E nem cheguei a falar do pessoal que o acompanha, da melhor estirpe: o grande amigo e grande baixista (não necessariamente nessa ordem) Carlinhos Rahba, também angrense; a minha querida Nilze Carvalho dividindo com ele Pelourinho, o grande Marcílio Figueiró, Mart’nália, Edu Krieger, Itamar Assière, Naif Simões, Fabiano Salek... tanta gente!

Você pode se perguntar se não estou me rasgando em tanto elogio porque o autor do álbum é meu amigo. Evidentemente, ser amigo já é, sim, um bom critério nesses tempos tão impessoais, apáticos e insensíveis. Ajuda na hora de me fazer prestar mais atenção, tomar mais cuidado com o que estou escutando, ter um pouco mais de delicadeza e respeito para com o autor e com a obra. Mas se a música que ele faz não me dissesse nada eu poderia simplesmente me omitir, não fazer nenhum comentário, deixar pra lá. O PC Castilho nem iria saber que eu tinha ouvido os CDs e não gostado. Nem você, que me dá a honra e a alegria de ler as coisas que eu escrevo.

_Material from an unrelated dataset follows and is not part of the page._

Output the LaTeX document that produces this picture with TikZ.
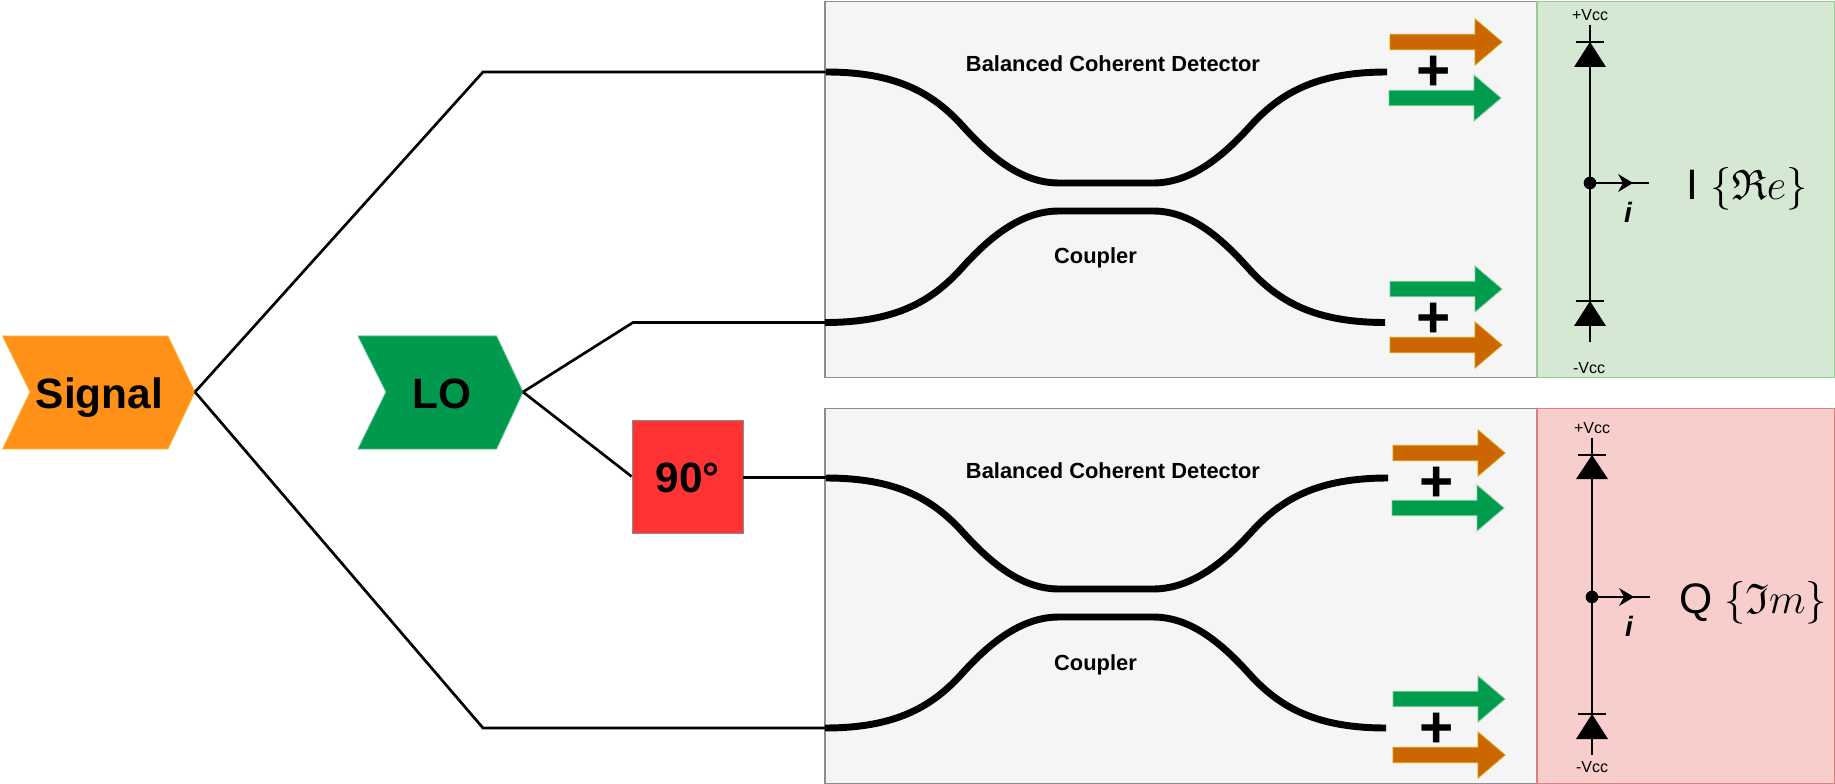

É preciso confessar que há muita música que me provoca sensações semelhantes às que tentei descrever aqui e para a qual nem sempre escrevo algum comentário. Às vezes por falta de tempo, às vezes por distração etc. acabo deixando passar em branco. Podia ter comentado o CD da Nilze Carvalho, Estava faltando você, de 2007, ou o recente O que é meu; ou os excelentes Na Lapa e Caçuá, do violinista franco-“carioca” Nicolas Krassik, o da cantora cubana-brasileira Marina de la Riva, o maravilhoso trabalho da linda Roberta Sá (todo mundo, aliás, tocando na Escala Virtual...). Nem sempre faço tudo que quero. Mas nunca é tarde pra falar de coisas boas. E é por isso que eu recomendo fortemente que você fique atento à programação da Escala Virtual, que toca direto o Vento Leste e outros trabalhos do PC Castilho, inclusive como membro da excelente banda Zangareio, angrense de corpo e alma, que em 2011 completa longos e vitoriosos 20 anos de existência, que merecem ser comemoradíssimos. (Qualquer dia escrevo um texto dedicado só ao Zanga...). Obrigado, PC!